# [Directive]
Give the listing again character for character, but drop the images.

──────── Recorded data

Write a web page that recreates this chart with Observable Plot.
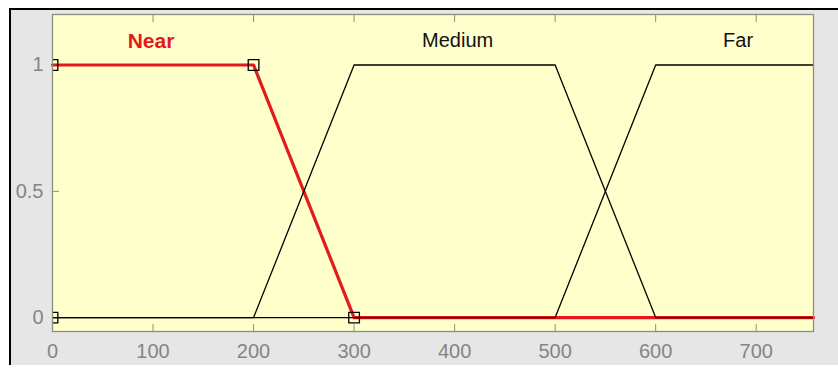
<!DOCTYPE html>
<html>
<head>
<meta charset="utf-8">
<script src="https://cdn.jsdelivr.net/npm/d3@7"></script>
<script src="https://cdn.jsdelivr.net/npm/@observablehq/plot@0.6"></script>
<style>
  html, body { margin: 0; padding: 0; background: #ffffff; }
  #wrap { position: relative; width: 838px; height: 368px; overflow: hidden; }
  #panel { position: absolute; left: 9px; top: 8px; width: 829px; height: 357px;
           background: #e6e6e6; border-left: 2px solid #000; border-top: 2px solid #000; box-sizing: border-box; }
  #chart { position: absolute; left: 0; top: 0; }
</style>
</head>
<body>
<div id="wrap"><div id="panel"></div><div id="chart"></div></div>
<script>
// Membership functions (x = distance, y = membership degree)
const nearX = [0, 200, 300, 757];
const nearY = [1, 1, 0, 0];
const mediumX = [0, 200, 300, 500, 600, 757];
const mediumY = [0, 0, 1, 1, 0, 0];
const farX = [0, 500, 600, 757];
const farY = [0, 0, 1, 1];
// Vertices of the selected function (Near) shown as square handles
const handleX = [0, 0, 200, 300];
const handleY = [0, 1, 1, 0];
// Function names
const mfNames = ["Near", "Medium", "Far"];
const mfLabelX = [98, 403, 682];
const mfLabelY = [1.095, 1.095, 1.095];
// Tick labels
const xTicks = [0, 100, 200, 300, 400, 500, 600, 700];
const yTicks = [0, 0.5, 1];

const toPts = (xs, ys) => xs.map((x, i) => ({x, y: ys[i]}));
const near = toPts(nearX, nearY);
const medium = toPts(mediumX, mediumY);
const far = toPts(farX, farY);
const handles = toPts(handleX, handleY);
const labels = mfNames.map((name, i) => ({name, x: mfLabelX[i], y: mfLabelY[i]}));

const red = "#e3191b";
const tickCol = "#8e8e7e";
const textCol = "#858585";

const chart = Plot.plot({
  width: 838,
  height: 368,
  marginLeft: 52,
  marginRight: 25,
  marginTop: 14,
  marginBottom: 37,
  x: {domain: [0, 757]},
  y: {domain: [-0.055, 1.2]},
  style: {background: "transparent", fontFamily: "'Liberation Sans', Arial, sans-serif", fontSize: "20px", overflow: "visible"},
  marks: [
    Plot.frame({fill: "#ffffcc"}),
    Plot.axisX(xTicks, {anchor: "bottom", tickSize: -7, tickFormat: () => "", stroke: tickCol, label: null}),
    Plot.axisX(xTicks, {anchor: "top", tickSize: -7, tickFormat: () => "", stroke: tickCol, label: null}),
    Plot.axisY(yTicks, {anchor: "left", tickSize: -7, tickFormat: () => "", stroke: tickCol, label: null}),
    Plot.axisX(xTicks, {anchor: "bottom", tickSize: 0, tickPadding: 12, fill: textCol, label: null, fontSize: 20, tickFormat: d => String(d)}),
    Plot.axisY(yTicks, {anchor: "left", tickSize: 0, tickPadding: 9, fill: textCol, label: null, fontSize: 20, tickFormat: d => String(d)}),
    Plot.line(near, {x: "x", y: "y", stroke: red, strokeWidth: 3.2}),
    Plot.line(medium, {x: "x", y: "y", stroke: "#000", strokeWidth: 1.3}),
    Plot.line(far, {x: "x", y: "y", stroke: "#000", strokeWidth: 1.3}),
    Plot.dot(handles, {x: "x", y: "y", symbol: "square", r: 6, stroke: "#000", strokeWidth: 1.3, fill: "none", clip: true}),
    Plot.frame({stroke: tickCol, strokeWidth: 1.3}),
    Plot.text(labels.filter(d => d.name === "Near"), {x: "x", y: "y", text: "name", fontSize: 21, fill: red, fontWeight: "bold"}),
    Plot.text(labels.filter(d => d.name !== "Near"), {x: "x", y: "y", text: "name", fontSize: 20, fill: "#111"})
  ]
});
document.getElementById("chart").appendChild(chart);
</script>
</body>
</html>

────────────────

# [The result]
Write a web page that recreates this chart with Observable Plot.
<!DOCTYPE html>
<html>
<head>
<meta charset="utf-8">
<script src="https://cdn.jsdelivr.net/npm/d3@7"></script>
<script src="https://cdn.jsdelivr.net/npm/@observablehq/plot@0.6"></script>
<style>
  html, body { margin: 0; padding: 0; background: #ffffff; }
  #wrap { position: relative; width: 838px; height: 368px; overflow: hidden; }
  #panel { position: absolute; left: 9px; top: 8px; width: 829px; height: 357px;
           background: #e6e6e6; border-left: 2px solid #000; border-top: 2px solid #000; box-sizing: border-box; }
  #chart { position: absolute; left: 0; top: 0; }
</style>
</head>
<body>
<div id="wrap"><div id="panel"></div><div id="chart"></div></div>
<script>
// Membership functions (x = distance, y = membership degree)
const nearX = [0, 200, 300, 757];
const nearY = [1, 1, 0, 0];
const mediumX = [0, 200, 300, 500, 600, 757];
const mediumY = [0, 0, 1, 1, 0, 0];
const farX = [0, 500, 600, 757];
const farY = [0, 0, 1, 1];
// Vertices of the selected function (Near) shown as square handles
const handleX = [0, 0, 200, 300];
const handleY = [0, 1, 1, 0];
// Function names
const mfNames = ["Near", "Medium", "Far"];
const mfLabelX = [98, 403, 682];
const mfLabelY = [1.095, 1.095, 1.095];
// Tick labels
const xTicks = [0, 100, 200, 300, 400, 500, 600, 700];
const yTicks = [0, 0.5, 1];

const toPts = (xs, ys) => xs.map((x, i) => ({x, y: ys[i]}));
const near = toPts(nearX, nearY);
const medium = toPts(mediumX, mediumY);
const far = toPts(farX, farY);
const handles = toPts(handleX, handleY);
const labels = mfNames.map((name, i) => ({name, x: mfLabelX[i], y: mfLabelY[i]}));

const red = "#e3191b";
const tickCol = "#8e8e7e";
const textCol = "#858585";

const chart = Plot.plot({
  width: 838,
  height: 368,
  marginLeft: 52,
  marginRight: 25,
  marginTop: 14,
  marginBottom: 37,
  x: {domain: [0, 757]},
  y: {domain: [-0.055, 1.2]},
  style: {background: "transparent", fontFamily: "'Liberation Sans', Arial, sans-serif", fontSize: "20px", overflow: "visible"},
  marks: [
    Plot.frame({fill: "#ffffcc"}),
    Plot.axisX(xTicks, {anchor: "bottom", tickSize: -7, tickFormat: () => "", stroke: tickCol, label: null}),
    Plot.axisX(xTicks, {anchor: "top", tickSize: -7, tickFormat: () => "", stroke: tickCol, label: null}),
    Plot.axisY(yTicks, {anchor: "left", tickSize: -7, tickFormat: () => "", stroke: tickCol, label: null}),
    Plot.axisX(xTicks, {anchor: "bottom", tickSize: 0, tickPadding: 12, fill: textCol, label: null, fontSize: 20, tickFormat: d => String(d)}),
    Plot.axisY(yTicks, {anchor: "left", tickSize: 0, tickPadding: 9, fill: textCol, label: null, fontSize: 20, tickFormat: d => String(d)}),
    Plot.line(near, {x: "x", y: "y", stroke: red, strokeWidth: 3.2}),
    Plot.line(medium, {x: "x", y: "y", stroke: "#000", strokeWidth: 1.3}),
    Plot.line(far, {x: "x", y: "y", stroke: "#000", strokeWidth: 1.3}),
    Plot.dot(handles, {x: "x", y: "y", symbol: "square", r: 6, stroke: "#000", strokeWidth: 1.3, fill: "none", clip: true}),
    Plot.frame({stroke: tickCol, strokeWidth: 1.3}),
    Plot.text(labels.filter(d => d.name === "Near"), {x: "x", y: "y", text: "name", fontSize: 21, fill: red, fontWeight: "bold"}),
    Plot.text(labels.filter(d => d.name !== "Near"), {x: "x", y: "y", text: "name", fontSize: 20, fill: "#111"})
  ]
});
document.getElementById("chart").appendChild(chart);
</script>
</body>
</html>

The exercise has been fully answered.